President Trump is reportedly planning his most ambitious executive order yet. It would require pharmaceutical companies to sell drugs to Medicare and Medicaid for the same prices they charge in other developed countries, where medicines are often far cheaper.  

That might sound like the sort of bold, America-first policy we need to make drugs more affordable. It’s deeply unfair that wealthy nations like Canada and Germany can purchase medicines — typically invented in the United States — for a fraction of the price that Americans pay.

But the strategy would backfire. Price controls would yield short-term savings for patients and taxpayers — but they’d also deter future research investments and choke off the development of new drugs. The policy would leave Americans worse off in the long run. Let’s hope the administration chooses a smarter way to reduce patients’ drug costs.

Medical innovation is a high-risk, high-expense endeavor. Less than 12 percent of experimental therapies that undergo human testing ultimately prove effective enough to receive FDA approval. Because of this high failure rate, it costs more than $2.5 billion to bring just one new drug to market.

Investors willingly fund risky research projects as long as there’s a chance to profit from a successful medicine. Big pharmaceutical companies poured almost $80 billion into research and development in 2018 alone. Smaller biotech firms invested billions more.

Thanks to such investments, U.S. labs produce over half of all new medicines developed worldwide. America leads the world in drug development precisely because it doesn’t artificially cap the price of medicines.
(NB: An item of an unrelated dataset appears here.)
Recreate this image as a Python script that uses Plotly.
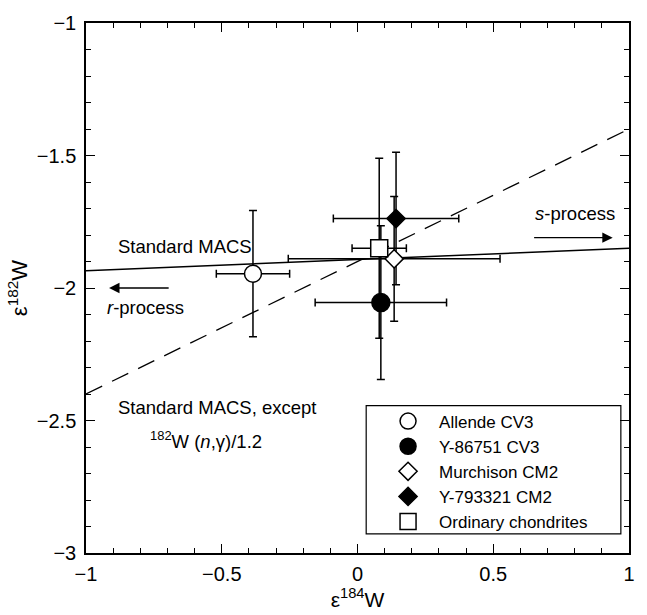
import plotly.graph_objects as go

# ---- data ----
names = ["Allende CV3", "Y-86751 CV3", "Murchison CM2", "Y-793321 CM2", "Ordinary chondrites"]
e184 = [-0.385, 0.086, 0.135, 0.142, 0.080]
e182 = [-1.946, -2.055, -1.890, -1.738, -1.850]
e184_err = [0.135, 0.242, 0.39, 0.231, 0.10]
e182_err = [0.238, 0.29, 0.235, 0.25, 0.34]
symbols = ["circle", "circle", "diamond", "diamond", "square"]
fills = ["white", "black", "white", "black", "white"]
sizes = [17, 18, 14, 14, 17]
legend_rank = [1, 2, 3, 4, 5]
draw_order = [0, 1, 3, 2, 4]

std_x = [-1, 1]
std_y = [-1.935, -1.85]
mod_x = [-1, 1]
mod_y = [-2.4, -1.4]

FONT = "Liberation Sans, Arial, Helvetica, sans-serif"

fig = go.Figure()
fig.add_trace(go.Scatter(x=std_x, y=std_y, mode="lines", line=dict(color="black", width=1.5),
                         showlegend=False, hoverinfo="skip"))
fig.add_trace(go.Scatter(x=mod_x, y=mod_y, mode="lines",
                         line=dict(color="black", width=1.3, dash="18px,11px"),
                         showlegend=False, hoverinfo="skip"))

for i in draw_order:
    fig.add_trace(go.Scatter(
        x=[e184[i]], y=[e182[i]], mode="markers", name=names[i],
        legendrank=legend_rank[i],
        marker=dict(symbol=symbols[i], size=sizes[i], color=fills[i],
                    line=dict(color="black", width=1.5)),
        error_x=dict(type="data", array=[e184_err[i]], color="black", thickness=1.5, width=4),
        error_y=dict(type="data", array=[e182_err[i]], color="black", thickness=1.5, width=4),
    ))

annots = [
    dict(x=-0.89, y=-1.845, text="Standard MACS", xanchor="left", yanchor="middle"),
    dict(x=-0.93, y=-2.075, text="<i>r</i>-process", xanchor="left", yanchor="middle"),
    dict(x=0.955, y=-1.72, text="<i>s</i>-process", xanchor="right", yanchor="middle"),
    dict(x=-0.89, y=-2.45, text="Standard MACS, except", xanchor="left", yanchor="middle"),
    dict(x=-0.77, y=-2.575, text="<sup>182</sup>W (<i>n</i>,γ)/1.2", xanchor="left", yanchor="middle"),
]
for a in annots:
    fig.add_annotation(**a, showarrow=False, xref="x", yref="y",
                       font=dict(family=FONT, size=18.5, color="black"))

# arrows
fig.add_annotation(x=-0.915, y=-2.0, ax=-0.69, ay=-2.0, xref="x", yref="y", axref="x", ayref="y",
                   text="", showarrow=True, arrowhead=2, arrowsize=1.6, arrowwidth=1.3, arrowcolor="black")
fig.add_annotation(x=0.94, y=-1.81, ax=0.645, ay=-1.81, xref="x", yref="y", axref="x", ayref="y",
                   text="", showarrow=True, arrowhead=2, arrowsize=1.6, arrowwidth=1.3, arrowcolor="black")

# legend box
fig.add_shape(type="rect", xref="paper", yref="paper", x0=0.516, x1=0.985, y0=0.036, y1=0.278,
              line=dict(color="black", width=1.2), fillcolor="white", layer="below")

axis_common = dict(showline=True, linecolor="black", linewidth=1.5, mirror="allticks",
                   ticks="inside", ticklen=9, tickwidth=1.3, tickcolor="black",
                   showgrid=False, zeroline=False,
                   tickfont=dict(family=FONT, size=20, color="black"),
                   minor=dict(ticks="inside", ticklen=5, tickwidth=1.1, tickcolor="black", dtick=0.1))

fig.update_layout(
    width=647, height=615,
    margin=dict(l=86, r=13, t=13, b=62),
    plot_bgcolor="white", paper_bgcolor="white",
    font=dict(family=FONT, size=19, color="black"),
    xaxis=dict(range=[-1, 1], tickvals=[-1, -0.5, 0, 0.5, 1], **axis_common,
               ticklabelstandoff=2,
               title=dict(text="ε<sup>184</sup>W", font=dict(family=FONT, size=21), standoff=2)),
    yaxis=dict(range=[-3, -1], tickvals=[-3, -2.5, -2, -1.5, -1], **axis_common,
               ticklabelstandoff=4,
               title=dict(text="ε<sup>182</sup>W", font=dict(family=FONT, size=22), standoff=3)),
    legend=dict(x=0.536, y=0.282, xanchor="left", yanchor="top",
                bgcolor="rgba(0,0,0,0)", borderwidth=0,
                font=dict(family=FONT, size=17, color="black"),
                itemwidth=52, tracegroupgap=0),
    showlegend=True,
)

fig.write_html("out.html", config={"displayModeBar": False},
               post_script="document.body.style.margin='0px';document.body.style.overflow='hidden';")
This innovation saves lives. In the United States, death rates from HIV/AIDS have plummeted close to 90 percent since the mid-1990s thanks to new antiretroviral treatments. Cancer deaths have fallen 27 percent over the last three decades, mostly because of better drugs. Five-year survival rates for chronic myeloid leukemia have risen by almost 60 percent since 2001, when the first drug to treat the cancer was approved.

This progress shows no signs of slowing. Roughly three-quarters of drugs in the clinical pipeline are potential “first-in-class” medicines for Alzheimer’s disease, diabetes, cancer and more. That means they’re unlike any other drugs on the market.

Price controls would eliminate companies’ incentives to invest in drug development. Why would firms spend billions on research if there’s no hope of eventually turning a profit or even recouping their development costs?

If the president’s potential executive order — or a proposed plan that would index Medicare reimbursements for advanced drugs to the prices paid in other countries — goes into effect, patients would enjoy far fewer new cures.

Fortunately, the president can deliver savings to patients without resorting to price controls. His aides at the Department of Health and Human Services (HHS) already developed — but then inexplicably shelved — a great plan to reform the drug supply chain.

Each year, drug makers offer well over $100 billion of discounts on their products to insurers and other middlemen in the drug supply chain. But patients rarely benefit from these savings at the pharmacy counter. That’s because insurers and middlemen capture these rebates themselves, instead of using them to reduce patients’ out-of-pocket costs.

The HHS proposal would have forced insurers and other middlemen to share those discounts directly with Medicare beneficiaries in the form of lower copays and coinsurance. According to an analysis from consulting firm Milliman, the rule could have reduced Medicare beneficiaries’ prescription drug spending by 11 percent and saved the federal government up to $98 billion over the next decade.

These savings would have made it easier for patients to stay healthy. Up to 125,000 Americans lose their lives each year because they don’t adhere to their prescriptions. This prescription “non-adherence” is responsible for 10 percent of hospitalizations and costs the U.S. health care system up to $289 billion every year.

Additionally, instead of embracing ill-conceived price controls, the administration should be pressuring other nations, especially European countries, to abandon such policies so that the United States does not have to foot the bill for most of the world’s pharmaceutical research and development.

Imposing price controls on Medicare might generate short-term savings — but it’d cut off the research funding that yields new cures. President Trump would be wise to shelve this proposal and concentrate on slashing Americans’ out-of-pocket drug costs.

• Bob Beauprez, a former Republican U.S. representative Colorado, is a Republican candidate for governor of Colorado.